> **What you should do**
Print all the data, keeping every line exactly as it is.

> **Data excerpt**

○ ○ ○ ○ ○ ○ ○

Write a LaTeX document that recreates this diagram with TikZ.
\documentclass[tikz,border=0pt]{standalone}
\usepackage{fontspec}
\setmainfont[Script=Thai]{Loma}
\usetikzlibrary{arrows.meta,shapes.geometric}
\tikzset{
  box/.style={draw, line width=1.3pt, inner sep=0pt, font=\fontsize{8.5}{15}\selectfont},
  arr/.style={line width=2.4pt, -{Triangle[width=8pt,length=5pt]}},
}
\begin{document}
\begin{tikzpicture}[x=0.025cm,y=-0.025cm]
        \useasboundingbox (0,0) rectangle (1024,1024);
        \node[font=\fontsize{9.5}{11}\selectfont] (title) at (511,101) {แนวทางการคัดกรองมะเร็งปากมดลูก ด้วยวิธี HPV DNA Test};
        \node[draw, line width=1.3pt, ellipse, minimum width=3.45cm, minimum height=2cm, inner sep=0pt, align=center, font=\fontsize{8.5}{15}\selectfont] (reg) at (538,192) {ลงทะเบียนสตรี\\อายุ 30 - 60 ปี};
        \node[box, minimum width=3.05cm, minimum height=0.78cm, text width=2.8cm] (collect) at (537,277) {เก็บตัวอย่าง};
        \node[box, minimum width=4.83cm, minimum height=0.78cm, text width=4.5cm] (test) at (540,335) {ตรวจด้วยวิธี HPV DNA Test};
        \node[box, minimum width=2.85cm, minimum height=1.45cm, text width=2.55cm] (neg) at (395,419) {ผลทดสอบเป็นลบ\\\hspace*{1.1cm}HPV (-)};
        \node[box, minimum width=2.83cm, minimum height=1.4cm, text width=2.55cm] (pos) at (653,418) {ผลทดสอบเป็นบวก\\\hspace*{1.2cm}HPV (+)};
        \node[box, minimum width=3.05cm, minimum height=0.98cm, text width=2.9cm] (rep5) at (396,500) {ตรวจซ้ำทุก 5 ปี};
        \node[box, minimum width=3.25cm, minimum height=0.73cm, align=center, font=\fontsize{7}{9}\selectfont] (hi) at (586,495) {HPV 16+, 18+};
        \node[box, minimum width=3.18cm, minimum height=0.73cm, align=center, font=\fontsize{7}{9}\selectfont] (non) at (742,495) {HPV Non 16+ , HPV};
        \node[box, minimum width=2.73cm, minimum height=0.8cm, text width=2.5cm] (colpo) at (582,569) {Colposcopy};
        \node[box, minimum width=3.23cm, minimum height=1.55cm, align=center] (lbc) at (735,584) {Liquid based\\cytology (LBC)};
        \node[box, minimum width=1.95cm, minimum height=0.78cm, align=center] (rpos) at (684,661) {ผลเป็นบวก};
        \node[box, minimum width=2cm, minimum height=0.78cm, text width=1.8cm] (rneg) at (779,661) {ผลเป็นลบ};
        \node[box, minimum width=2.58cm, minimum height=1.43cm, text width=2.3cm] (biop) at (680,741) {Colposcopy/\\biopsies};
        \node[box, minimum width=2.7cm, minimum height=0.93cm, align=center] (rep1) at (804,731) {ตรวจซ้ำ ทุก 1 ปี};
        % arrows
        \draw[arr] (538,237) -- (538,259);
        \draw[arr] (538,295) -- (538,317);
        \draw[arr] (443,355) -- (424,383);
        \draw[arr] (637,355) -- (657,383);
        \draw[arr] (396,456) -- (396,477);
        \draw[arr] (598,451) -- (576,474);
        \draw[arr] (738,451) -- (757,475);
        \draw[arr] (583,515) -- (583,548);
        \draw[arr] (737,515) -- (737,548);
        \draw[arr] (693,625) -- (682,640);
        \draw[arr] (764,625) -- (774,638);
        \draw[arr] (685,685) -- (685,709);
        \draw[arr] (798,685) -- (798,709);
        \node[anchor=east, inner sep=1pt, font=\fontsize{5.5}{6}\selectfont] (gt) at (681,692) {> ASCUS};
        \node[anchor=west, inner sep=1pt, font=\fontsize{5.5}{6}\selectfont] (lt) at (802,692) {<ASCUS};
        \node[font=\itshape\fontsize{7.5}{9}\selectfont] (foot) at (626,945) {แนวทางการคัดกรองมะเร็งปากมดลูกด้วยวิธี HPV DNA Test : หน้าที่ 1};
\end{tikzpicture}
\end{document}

○ ○ ○ ○ ○ ○ ○

> **Final answer**
Write a LaTeX document that recreates this diagram with TikZ.
\documentclass[tikz,border=0pt]{standalone}
\usepackage{fontspec}
\setmainfont[Script=Thai]{Loma}
\usetikzlibrary{arrows.meta,shapes.geometric}
\tikzset{
  box/.style={draw, line width=1.3pt, inner sep=0pt, font=\fontsize{8.5}{15}\selectfont},
  arr/.style={line width=2.4pt, -{Triangle[width=8pt,length=5pt]}},
}
\begin{document}
\begin{tikzpicture}[x=0.025cm,y=-0.025cm]
        \useasboundingbox (0,0) rectangle (1024,1024);
        \node[font=\fontsize{9.5}{11}\selectfont] (title) at (511,101) {แนวทางการคัดกรองมะเร็งปากมดลูก ด้วยวิธี HPV DNA Test};
        \node[draw, line width=1.3pt, ellipse, minimum width=3.45cm, minimum height=2cm, inner sep=0pt, align=center, font=\fontsize{8.5}{15}\selectfont] (reg) at (538,192) {ลงทะเบียนสตรี\\อายุ 30 - 60 ปี};
        \node[box, minimum width=3.05cm, minimum height=0.78cm, text width=2.8cm] (collect) at (537,277) {เก็บตัวอย่าง};
        \node[box, minimum width=4.83cm, minimum height=0.78cm, text width=4.5cm] (test) at (540,335) {ตรวจด้วยวิธี HPV DNA Test};
        \node[box, minimum width=2.85cm, minimum height=1.45cm, text width=2.55cm] (neg) at (395,419) {ผลทดสอบเป็นลบ\\\hspace*{1.1cm}HPV (-)};
        \node[box, minimum width=2.83cm, minimum height=1.4cm, text width=2.55cm] (pos) at (653,418) {ผลทดสอบเป็นบวก\\\hspace*{1.2cm}HPV (+)};
        \node[box, minimum width=3.05cm, minimum height=0.98cm, text width=2.9cm] (rep5) at (396,500) {ตรวจซ้ำทุก 5 ปี};
        \node[box, minimum width=3.25cm, minimum height=0.73cm, align=center, font=\fontsize{7}{9}\selectfont] (hi) at (586,495) {HPV 16+, 18+};
        \node[box, minimum width=3.18cm, minimum height=0.73cm, align=center, font=\fontsize{7}{9}\selectfont] (non) at (742,495) {HPV Non 16+ , HPV};
        \node[box, minimum width=2.73cm, minimum height=0.8cm, text width=2.5cm] (colpo) at (582,569) {Colposcopy};
        \node[box, minimum width=3.23cm, minimum height=1.55cm, align=center] (lbc) at (735,584) {Liquid based\\cytology (LBC)};
        \node[box, minimum width=1.95cm, minimum height=0.78cm, align=center] (rpos) at (684,661) {ผลเป็นบวก};
        \node[box, minimum width=2cm, minimum height=0.78cm, text width=1.8cm] (rneg) at (779,661) {ผลเป็นลบ};
        \node[box, minimum width=2.58cm, minimum height=1.43cm, text width=2.3cm] (biop) at (680,741) {Colposcopy/\\biopsies};
        \node[box, minimum width=2.7cm, minimum height=0.93cm, align=center] (rep1) at (804,731) {ตรวจซ้ำ ทุก 1 ปี};
        % arrows
        \draw[arr] (538,237) -- (538,259);
        \draw[arr] (538,295) -- (538,317);
        \draw[arr] (443,355) -- (424,383);
        \draw[arr] (637,355) -- (657,383);
        \draw[arr] (396,456) -- (396,477);
        \draw[arr] (598,451) -- (576,474);
        \draw[arr] (738,451) -- (757,475);
        \draw[arr] (583,515) -- (583,548);
        \draw[arr] (737,515) -- (737,548);
        \draw[arr] (693,625) -- (682,640);
        \draw[arr] (764,625) -- (774,638);
        \draw[arr] (685,685) -- (685,709);
        \draw[arr] (798,685) -- (798,709);
        \node[anchor=east, inner sep=1pt, font=\fontsize{5.5}{6}\selectfont] (gt) at (681,692) {> ASCUS};
        \node[anchor=west, inner sep=1pt, font=\fontsize{5.5}{6}\selectfont] (lt) at (802,692) {<ASCUS};
        \node[font=\itshape\fontsize{7.5}{9}\selectfont] (foot) at (626,945) {แนวทางการคัดกรองมะเร็งปากมดลูกด้วยวิธี HPV DNA Test : หน้าที่ 1};
\end{tikzpicture}
\end{document}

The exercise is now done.